Dear Trader…
Markets staged a recovery on the weekly expiry day and gained over half a per cent. After the initial gap-up start, Nifty Future hovered in a narrow band till the end and finally settled at 19565.00 levels. Meanwhile, a mixed trend on the sectoral front kept the traders busy wherein auto and IT posted decent bounce. The market breadth also ended on the advancing side, thanks to an uptick in the smallcap index.
At present, select IT majors are at the forefront while others are playing supportive roles on a rotational basis. We need improvement in the broader participation to change the market course. Amid all, it is prudent to keep a check on leveraged positions and prefer index majors over others.
FII and FPIs, on Thursday, saw a net sales of Rs.1864.20 crore in the cash segment.

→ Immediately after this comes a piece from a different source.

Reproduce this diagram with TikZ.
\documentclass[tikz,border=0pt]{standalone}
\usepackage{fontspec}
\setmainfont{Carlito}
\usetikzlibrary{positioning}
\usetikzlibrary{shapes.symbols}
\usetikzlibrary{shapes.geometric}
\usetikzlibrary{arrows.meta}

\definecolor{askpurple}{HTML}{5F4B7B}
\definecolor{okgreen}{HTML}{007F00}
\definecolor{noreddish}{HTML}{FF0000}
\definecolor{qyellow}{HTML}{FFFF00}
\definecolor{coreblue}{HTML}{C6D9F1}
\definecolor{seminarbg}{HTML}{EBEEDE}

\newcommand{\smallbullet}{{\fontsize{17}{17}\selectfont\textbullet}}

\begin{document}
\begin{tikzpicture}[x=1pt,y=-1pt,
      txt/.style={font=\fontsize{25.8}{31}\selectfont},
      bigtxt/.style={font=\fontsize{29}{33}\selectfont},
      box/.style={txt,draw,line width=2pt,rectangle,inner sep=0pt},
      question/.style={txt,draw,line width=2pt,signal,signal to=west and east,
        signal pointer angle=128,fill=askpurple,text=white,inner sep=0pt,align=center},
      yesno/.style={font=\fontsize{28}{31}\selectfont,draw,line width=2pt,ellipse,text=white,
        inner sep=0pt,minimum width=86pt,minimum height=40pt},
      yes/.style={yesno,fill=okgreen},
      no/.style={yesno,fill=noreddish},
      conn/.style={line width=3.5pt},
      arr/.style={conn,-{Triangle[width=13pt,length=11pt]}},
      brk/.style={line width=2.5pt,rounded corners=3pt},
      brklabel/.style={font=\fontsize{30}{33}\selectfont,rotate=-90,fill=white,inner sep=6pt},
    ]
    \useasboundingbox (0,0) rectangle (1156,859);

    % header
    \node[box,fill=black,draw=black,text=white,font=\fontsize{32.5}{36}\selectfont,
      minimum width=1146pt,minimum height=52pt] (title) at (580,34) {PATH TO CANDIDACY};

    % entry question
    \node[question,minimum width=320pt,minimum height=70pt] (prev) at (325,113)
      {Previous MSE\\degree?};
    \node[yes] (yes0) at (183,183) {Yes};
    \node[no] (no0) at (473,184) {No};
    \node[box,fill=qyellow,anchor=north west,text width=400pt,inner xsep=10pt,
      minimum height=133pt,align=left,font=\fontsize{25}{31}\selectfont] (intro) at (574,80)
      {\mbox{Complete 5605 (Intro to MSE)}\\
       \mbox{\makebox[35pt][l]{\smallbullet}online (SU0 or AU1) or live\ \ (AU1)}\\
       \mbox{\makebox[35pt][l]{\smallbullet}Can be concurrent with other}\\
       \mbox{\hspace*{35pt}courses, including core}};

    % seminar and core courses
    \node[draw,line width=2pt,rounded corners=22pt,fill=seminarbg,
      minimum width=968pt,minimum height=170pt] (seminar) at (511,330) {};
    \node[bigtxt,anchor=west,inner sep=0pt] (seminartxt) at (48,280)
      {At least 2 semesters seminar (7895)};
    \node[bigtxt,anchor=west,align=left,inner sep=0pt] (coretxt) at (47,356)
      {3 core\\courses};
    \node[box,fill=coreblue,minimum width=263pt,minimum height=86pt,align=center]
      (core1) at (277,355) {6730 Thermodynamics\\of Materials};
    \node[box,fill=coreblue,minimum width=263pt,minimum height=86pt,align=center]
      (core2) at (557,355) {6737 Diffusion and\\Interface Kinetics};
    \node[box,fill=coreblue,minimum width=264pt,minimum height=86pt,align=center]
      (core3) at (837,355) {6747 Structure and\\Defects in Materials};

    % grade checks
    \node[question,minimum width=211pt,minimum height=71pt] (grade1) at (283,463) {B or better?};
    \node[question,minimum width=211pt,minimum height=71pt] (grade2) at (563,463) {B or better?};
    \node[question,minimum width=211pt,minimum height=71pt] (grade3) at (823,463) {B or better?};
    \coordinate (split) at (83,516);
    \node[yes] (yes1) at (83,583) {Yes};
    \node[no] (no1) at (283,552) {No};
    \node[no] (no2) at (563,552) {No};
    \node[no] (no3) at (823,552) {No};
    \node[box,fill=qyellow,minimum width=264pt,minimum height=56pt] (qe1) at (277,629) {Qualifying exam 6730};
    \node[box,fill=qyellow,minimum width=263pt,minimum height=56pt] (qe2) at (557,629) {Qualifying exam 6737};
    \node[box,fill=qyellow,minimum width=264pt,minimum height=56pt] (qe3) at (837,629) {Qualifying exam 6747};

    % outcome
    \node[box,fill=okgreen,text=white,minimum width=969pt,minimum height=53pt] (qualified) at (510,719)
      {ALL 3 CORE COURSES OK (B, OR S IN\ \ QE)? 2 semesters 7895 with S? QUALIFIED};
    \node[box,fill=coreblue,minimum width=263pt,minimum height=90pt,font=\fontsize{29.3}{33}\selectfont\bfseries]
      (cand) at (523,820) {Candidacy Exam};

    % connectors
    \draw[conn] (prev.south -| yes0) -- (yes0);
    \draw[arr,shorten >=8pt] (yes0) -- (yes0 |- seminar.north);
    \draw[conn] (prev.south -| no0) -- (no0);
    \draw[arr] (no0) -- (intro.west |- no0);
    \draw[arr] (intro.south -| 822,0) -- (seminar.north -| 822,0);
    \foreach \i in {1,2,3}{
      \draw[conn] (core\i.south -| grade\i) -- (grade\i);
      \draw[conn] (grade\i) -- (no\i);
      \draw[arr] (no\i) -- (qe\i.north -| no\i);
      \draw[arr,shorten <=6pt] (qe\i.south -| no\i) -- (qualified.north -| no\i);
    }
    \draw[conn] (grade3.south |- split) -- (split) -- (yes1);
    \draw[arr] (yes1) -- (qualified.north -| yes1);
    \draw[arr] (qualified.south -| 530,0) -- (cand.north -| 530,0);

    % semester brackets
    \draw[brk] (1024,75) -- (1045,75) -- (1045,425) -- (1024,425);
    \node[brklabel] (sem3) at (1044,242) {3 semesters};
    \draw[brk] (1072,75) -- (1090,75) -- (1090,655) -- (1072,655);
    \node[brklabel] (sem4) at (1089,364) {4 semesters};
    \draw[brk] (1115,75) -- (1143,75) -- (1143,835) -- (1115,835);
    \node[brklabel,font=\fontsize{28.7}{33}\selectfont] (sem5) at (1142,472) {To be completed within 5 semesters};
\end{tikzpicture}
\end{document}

A total of Rs.12,168.28 crore was sold against a total purchase of Rs.10,304.08 crore. Domestic institutional investors saw a net purchase of Rs.521.41 crore in the cash segment. A total of Rs.7265.77 crore was sales against a total purchase of Rs.7787.18 crore.
Meanwhile, India’s services sector growth strengthened in the month of September, as a positive demand environment boosted intakes of new business and output volumes. As per the survey report, the seasonally adjusted S&P Global India Services PMI Business Activity Index rose at 61.0 in September from 60.1 in August. Further, the S&P Global India Composite PMI Output Index -- which measures both manufacturing and services -- surged to 61.0 in September as against 60.9 in August.
The latest data showed a substantial increase in new business placed with Indian service providers, one that was the second-fastest since June 2010. Besides the rise in total sales, there was an upturn in demand from abroad, particularly from clients based in Asia, Europe and North America. The overall rate of growth was marked and one of the quickest seen in the series history (since September 2014), despite slowing to a three-month low.
Technically, the important key resistances placed in Nifty Future are at 19606 levels, which could offer for the market on the higher side. Sustainability above this zone would signal opens the door for a directional upmove with immediate resistances seen at 19636 – 19676 levels. Immediate support is placed at 19505 – 19474 levels.